■ **Data block**:
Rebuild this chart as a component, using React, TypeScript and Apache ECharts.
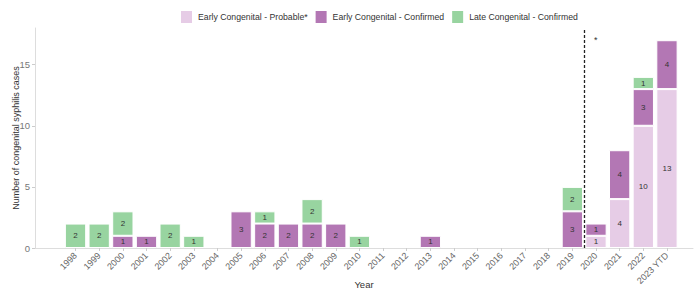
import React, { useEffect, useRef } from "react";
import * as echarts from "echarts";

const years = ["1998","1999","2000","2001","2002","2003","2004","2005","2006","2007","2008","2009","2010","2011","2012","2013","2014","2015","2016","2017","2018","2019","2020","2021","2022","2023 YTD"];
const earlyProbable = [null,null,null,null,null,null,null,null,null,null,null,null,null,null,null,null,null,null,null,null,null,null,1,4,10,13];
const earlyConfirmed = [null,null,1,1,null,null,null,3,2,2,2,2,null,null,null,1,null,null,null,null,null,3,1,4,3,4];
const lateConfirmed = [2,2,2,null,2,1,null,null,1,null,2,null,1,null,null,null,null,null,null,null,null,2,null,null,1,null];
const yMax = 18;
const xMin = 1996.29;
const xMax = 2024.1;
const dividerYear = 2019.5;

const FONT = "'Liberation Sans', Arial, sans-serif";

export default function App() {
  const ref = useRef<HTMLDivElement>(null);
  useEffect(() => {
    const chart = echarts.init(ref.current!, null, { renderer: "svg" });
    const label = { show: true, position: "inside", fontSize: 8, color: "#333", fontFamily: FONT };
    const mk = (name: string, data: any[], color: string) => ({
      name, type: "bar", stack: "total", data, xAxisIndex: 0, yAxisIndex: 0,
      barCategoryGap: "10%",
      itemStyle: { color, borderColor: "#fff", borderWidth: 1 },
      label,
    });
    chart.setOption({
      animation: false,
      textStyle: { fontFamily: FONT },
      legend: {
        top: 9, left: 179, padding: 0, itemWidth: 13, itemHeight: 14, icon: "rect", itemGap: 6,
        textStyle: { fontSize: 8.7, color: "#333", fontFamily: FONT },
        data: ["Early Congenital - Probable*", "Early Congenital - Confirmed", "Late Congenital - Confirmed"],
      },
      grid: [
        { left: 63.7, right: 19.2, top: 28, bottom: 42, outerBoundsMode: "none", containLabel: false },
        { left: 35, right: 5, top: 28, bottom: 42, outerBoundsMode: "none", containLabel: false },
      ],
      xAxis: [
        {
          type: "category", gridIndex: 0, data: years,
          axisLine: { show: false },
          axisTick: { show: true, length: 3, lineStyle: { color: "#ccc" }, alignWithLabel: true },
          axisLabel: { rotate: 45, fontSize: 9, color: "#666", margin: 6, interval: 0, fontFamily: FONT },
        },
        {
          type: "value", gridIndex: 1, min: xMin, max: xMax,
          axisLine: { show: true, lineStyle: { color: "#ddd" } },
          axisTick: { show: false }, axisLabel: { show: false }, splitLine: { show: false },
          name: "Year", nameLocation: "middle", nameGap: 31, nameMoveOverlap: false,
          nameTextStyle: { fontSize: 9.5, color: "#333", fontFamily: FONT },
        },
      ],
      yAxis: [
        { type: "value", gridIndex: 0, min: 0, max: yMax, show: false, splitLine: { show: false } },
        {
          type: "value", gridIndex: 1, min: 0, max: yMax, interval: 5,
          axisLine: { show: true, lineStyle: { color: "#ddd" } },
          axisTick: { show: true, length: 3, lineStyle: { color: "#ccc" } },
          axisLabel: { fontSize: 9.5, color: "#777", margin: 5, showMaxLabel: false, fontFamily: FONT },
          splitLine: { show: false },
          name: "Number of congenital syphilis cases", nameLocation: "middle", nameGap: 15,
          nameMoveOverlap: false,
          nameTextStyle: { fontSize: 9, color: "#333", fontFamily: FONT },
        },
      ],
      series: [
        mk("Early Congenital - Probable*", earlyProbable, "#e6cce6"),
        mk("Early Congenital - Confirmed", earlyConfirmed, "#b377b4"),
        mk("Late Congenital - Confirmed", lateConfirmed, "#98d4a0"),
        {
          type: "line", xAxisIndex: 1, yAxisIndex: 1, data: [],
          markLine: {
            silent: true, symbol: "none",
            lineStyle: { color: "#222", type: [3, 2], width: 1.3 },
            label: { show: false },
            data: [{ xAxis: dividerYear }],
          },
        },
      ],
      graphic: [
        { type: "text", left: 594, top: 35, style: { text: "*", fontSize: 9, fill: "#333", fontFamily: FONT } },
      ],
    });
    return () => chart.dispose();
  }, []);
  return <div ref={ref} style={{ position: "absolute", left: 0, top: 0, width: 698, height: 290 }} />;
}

■ **Task**: Restate each line from the start of the listing through the line bearing "import * as" word for word. Drop the pictures.

■ **Answer to this exercise**:
Rebuild this chart as a component, using React, TypeScript and Apache ECharts.
import React, { useEffect, useRef } from "react";
import * as echarts from "echarts";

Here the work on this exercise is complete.